▸ Raw data:
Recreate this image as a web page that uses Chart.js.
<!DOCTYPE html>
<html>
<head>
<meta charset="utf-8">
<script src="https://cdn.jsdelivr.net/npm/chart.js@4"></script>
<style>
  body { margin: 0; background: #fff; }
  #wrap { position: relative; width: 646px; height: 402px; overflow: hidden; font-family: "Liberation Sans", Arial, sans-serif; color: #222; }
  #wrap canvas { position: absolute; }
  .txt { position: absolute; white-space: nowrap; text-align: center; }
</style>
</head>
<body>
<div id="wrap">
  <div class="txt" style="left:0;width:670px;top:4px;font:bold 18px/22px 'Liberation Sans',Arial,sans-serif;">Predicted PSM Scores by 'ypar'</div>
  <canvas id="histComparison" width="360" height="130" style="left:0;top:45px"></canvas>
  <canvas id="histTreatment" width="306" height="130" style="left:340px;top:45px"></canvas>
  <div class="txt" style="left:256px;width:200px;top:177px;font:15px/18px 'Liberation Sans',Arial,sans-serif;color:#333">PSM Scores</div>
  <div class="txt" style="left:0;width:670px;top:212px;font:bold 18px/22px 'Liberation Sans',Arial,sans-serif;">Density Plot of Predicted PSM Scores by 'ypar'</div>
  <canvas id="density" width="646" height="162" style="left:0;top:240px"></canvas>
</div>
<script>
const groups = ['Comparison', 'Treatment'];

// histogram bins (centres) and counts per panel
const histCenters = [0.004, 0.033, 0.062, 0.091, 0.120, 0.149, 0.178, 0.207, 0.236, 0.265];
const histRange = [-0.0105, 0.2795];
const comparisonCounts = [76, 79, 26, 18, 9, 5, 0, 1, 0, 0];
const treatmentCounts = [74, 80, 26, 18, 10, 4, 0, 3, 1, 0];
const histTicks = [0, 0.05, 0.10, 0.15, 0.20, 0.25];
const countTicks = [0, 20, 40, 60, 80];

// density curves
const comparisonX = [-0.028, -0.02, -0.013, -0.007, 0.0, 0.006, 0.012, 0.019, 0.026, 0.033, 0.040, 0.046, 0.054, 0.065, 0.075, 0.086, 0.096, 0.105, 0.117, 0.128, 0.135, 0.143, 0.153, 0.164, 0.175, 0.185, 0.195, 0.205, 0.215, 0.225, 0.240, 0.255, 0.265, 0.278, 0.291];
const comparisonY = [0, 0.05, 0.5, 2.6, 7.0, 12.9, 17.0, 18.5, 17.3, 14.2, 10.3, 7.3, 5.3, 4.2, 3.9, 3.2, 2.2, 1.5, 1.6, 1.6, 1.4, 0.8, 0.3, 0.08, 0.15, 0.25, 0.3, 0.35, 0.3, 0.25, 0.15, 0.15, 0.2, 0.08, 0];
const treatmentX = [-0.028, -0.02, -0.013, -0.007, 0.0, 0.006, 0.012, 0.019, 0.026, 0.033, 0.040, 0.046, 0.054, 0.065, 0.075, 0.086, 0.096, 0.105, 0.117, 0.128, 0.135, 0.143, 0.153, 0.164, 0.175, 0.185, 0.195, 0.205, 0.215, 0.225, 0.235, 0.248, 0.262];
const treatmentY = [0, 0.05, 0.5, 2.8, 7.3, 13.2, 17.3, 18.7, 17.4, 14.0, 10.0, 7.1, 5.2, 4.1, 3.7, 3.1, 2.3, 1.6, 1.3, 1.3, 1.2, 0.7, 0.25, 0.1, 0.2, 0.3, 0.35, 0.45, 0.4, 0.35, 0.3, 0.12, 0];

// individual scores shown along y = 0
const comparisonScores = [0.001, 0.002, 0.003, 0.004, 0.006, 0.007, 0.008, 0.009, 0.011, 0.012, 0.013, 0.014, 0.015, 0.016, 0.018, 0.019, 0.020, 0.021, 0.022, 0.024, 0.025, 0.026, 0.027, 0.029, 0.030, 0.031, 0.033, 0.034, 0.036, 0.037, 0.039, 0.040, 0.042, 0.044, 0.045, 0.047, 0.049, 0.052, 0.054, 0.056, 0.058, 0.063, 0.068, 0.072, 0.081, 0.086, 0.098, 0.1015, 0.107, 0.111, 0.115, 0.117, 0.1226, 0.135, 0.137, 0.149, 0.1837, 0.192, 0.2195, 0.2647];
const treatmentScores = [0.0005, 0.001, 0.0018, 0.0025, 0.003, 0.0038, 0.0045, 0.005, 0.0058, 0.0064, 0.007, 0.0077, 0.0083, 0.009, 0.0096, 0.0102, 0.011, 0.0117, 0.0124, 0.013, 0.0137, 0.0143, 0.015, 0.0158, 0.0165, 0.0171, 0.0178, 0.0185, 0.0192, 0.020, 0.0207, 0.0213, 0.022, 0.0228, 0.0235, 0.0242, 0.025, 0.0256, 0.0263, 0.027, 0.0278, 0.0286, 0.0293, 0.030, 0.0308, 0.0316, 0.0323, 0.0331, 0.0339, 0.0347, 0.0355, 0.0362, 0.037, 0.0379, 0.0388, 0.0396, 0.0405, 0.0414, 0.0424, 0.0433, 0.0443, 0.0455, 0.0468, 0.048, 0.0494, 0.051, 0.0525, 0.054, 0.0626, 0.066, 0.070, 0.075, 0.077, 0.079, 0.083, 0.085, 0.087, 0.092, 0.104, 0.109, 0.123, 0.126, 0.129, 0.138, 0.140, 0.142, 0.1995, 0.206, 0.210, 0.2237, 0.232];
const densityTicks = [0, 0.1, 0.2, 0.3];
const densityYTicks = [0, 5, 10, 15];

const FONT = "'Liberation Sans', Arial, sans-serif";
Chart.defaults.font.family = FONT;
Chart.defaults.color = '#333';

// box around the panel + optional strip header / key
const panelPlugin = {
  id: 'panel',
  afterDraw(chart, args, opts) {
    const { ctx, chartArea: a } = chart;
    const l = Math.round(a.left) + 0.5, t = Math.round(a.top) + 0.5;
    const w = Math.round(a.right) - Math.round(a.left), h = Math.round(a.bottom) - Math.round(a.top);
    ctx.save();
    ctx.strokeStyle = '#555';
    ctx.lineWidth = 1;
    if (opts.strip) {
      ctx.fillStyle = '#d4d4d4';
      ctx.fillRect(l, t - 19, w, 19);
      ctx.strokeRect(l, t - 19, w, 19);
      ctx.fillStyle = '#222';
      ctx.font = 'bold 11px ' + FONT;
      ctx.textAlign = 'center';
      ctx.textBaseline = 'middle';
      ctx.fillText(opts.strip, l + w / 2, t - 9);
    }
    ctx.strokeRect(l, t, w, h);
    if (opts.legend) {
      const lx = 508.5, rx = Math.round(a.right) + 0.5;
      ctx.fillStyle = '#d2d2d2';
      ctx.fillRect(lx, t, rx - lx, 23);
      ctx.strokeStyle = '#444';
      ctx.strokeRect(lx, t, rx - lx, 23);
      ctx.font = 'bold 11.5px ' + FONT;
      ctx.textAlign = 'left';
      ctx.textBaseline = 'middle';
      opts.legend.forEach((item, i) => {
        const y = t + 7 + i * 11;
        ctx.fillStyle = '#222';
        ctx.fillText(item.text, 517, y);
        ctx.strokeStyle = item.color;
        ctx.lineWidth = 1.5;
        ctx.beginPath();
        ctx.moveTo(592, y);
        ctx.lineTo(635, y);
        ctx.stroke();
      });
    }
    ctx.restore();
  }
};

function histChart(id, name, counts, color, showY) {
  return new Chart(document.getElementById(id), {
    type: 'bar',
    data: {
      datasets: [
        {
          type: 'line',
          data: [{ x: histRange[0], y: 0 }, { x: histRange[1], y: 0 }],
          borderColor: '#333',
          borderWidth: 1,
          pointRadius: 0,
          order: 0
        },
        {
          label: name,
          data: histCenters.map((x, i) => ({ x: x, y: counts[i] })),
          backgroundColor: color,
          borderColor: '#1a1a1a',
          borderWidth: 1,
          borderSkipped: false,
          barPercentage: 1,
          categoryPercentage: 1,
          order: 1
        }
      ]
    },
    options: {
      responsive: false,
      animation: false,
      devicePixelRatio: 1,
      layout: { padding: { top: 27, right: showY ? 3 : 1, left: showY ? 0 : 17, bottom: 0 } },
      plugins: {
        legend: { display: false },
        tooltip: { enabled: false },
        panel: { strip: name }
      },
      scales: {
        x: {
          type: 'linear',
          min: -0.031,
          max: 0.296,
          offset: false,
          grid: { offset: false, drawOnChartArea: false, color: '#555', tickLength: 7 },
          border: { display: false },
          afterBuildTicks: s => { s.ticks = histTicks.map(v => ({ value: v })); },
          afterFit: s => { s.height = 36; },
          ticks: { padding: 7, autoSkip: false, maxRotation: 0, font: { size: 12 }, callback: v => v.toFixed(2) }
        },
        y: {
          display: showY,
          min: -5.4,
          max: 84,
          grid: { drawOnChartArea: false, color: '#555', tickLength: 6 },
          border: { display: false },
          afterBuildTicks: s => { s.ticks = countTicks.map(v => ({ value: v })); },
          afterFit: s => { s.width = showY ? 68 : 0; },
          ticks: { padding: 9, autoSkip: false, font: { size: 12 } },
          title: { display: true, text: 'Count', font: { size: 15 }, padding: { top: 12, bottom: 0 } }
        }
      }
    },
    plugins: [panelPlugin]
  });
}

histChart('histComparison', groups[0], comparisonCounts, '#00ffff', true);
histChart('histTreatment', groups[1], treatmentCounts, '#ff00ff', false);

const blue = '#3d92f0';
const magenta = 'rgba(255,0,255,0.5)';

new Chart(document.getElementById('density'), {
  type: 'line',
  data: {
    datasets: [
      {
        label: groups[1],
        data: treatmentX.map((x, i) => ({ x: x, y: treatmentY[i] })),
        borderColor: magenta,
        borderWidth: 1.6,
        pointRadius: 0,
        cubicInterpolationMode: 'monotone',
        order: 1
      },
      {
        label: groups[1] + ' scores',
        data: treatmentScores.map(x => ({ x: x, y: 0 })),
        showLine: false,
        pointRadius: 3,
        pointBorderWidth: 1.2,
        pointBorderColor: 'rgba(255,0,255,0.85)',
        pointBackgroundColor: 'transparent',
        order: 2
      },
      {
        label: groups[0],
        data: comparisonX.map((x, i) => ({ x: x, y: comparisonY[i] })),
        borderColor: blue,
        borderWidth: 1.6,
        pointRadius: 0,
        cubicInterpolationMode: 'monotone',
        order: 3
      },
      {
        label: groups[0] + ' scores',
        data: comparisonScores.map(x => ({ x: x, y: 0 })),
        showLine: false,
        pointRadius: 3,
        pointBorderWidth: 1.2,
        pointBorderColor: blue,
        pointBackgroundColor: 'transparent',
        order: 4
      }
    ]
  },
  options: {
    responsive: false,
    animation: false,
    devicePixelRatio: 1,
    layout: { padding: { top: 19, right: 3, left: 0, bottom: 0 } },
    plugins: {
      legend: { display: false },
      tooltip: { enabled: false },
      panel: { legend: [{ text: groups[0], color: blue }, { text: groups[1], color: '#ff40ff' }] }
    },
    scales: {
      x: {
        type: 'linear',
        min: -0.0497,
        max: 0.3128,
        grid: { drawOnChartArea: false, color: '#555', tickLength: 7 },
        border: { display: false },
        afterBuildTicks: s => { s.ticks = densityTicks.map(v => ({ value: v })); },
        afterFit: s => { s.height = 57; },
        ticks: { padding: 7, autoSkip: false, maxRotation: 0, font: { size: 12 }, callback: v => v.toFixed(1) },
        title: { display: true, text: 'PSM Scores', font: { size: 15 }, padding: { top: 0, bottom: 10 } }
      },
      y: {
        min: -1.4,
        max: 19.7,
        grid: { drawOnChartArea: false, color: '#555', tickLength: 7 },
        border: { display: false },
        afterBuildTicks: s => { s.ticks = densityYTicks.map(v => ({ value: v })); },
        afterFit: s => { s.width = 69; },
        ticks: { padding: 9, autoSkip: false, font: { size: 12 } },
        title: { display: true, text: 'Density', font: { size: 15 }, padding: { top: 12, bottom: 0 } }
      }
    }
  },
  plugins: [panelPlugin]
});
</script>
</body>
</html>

▸ Set exercise: Copy, please, exactly the lines that start at the first line of the data and end at the line containing "const groups = ['Comparison', 'Treatment'];", both kept and no others.

▸ Complete response:
Recreate this image as a web page that uses Chart.js.
<!DOCTYPE html>
<html>
<head>
<meta charset="utf-8">
<script src="https://cdn.jsdelivr.net/npm/chart.js@4"></script>
<style>
  body { margin: 0; background: #fff; }
  #wrap { position: relative; width: 646px; height: 402px; overflow: hidden; font-family: "Liberation Sans", Arial, sans-serif; color: #222; }
  #wrap canvas { position: absolute; }
  .txt { position: absolute; white-space: nowrap; text-align: center; }
</style>
</head>
<body>
<div id="wrap">
  <div class="txt" style="left:0;width:670px;top:4px;font:bold 18px/22px 'Liberation Sans',Arial,sans-serif;">Predicted PSM Scores by 'ypar'</div>
  <canvas id="histComparison" width="360" height="130" style="left:0;top:45px"></canvas>
  <canvas id="histTreatment" width="306" height="130" style="left:340px;top:45px"></canvas>
  <div class="txt" style="left:256px;width:200px;top:177px;font:15px/18px 'Liberation Sans',Arial,sans-serif;color:#333">PSM Scores</div>
  <div class="txt" style="left:0;width:670px;top:212px;font:bold 18px/22px 'Liberation Sans',Arial,sans-serif;">Density Plot of Predicted PSM Scores by 'ypar'</div>
  <canvas id="density" width="646" height="162" style="left:0;top:240px"></canvas>
</div>
<script>
const groups = ['Comparison', 'Treatment'];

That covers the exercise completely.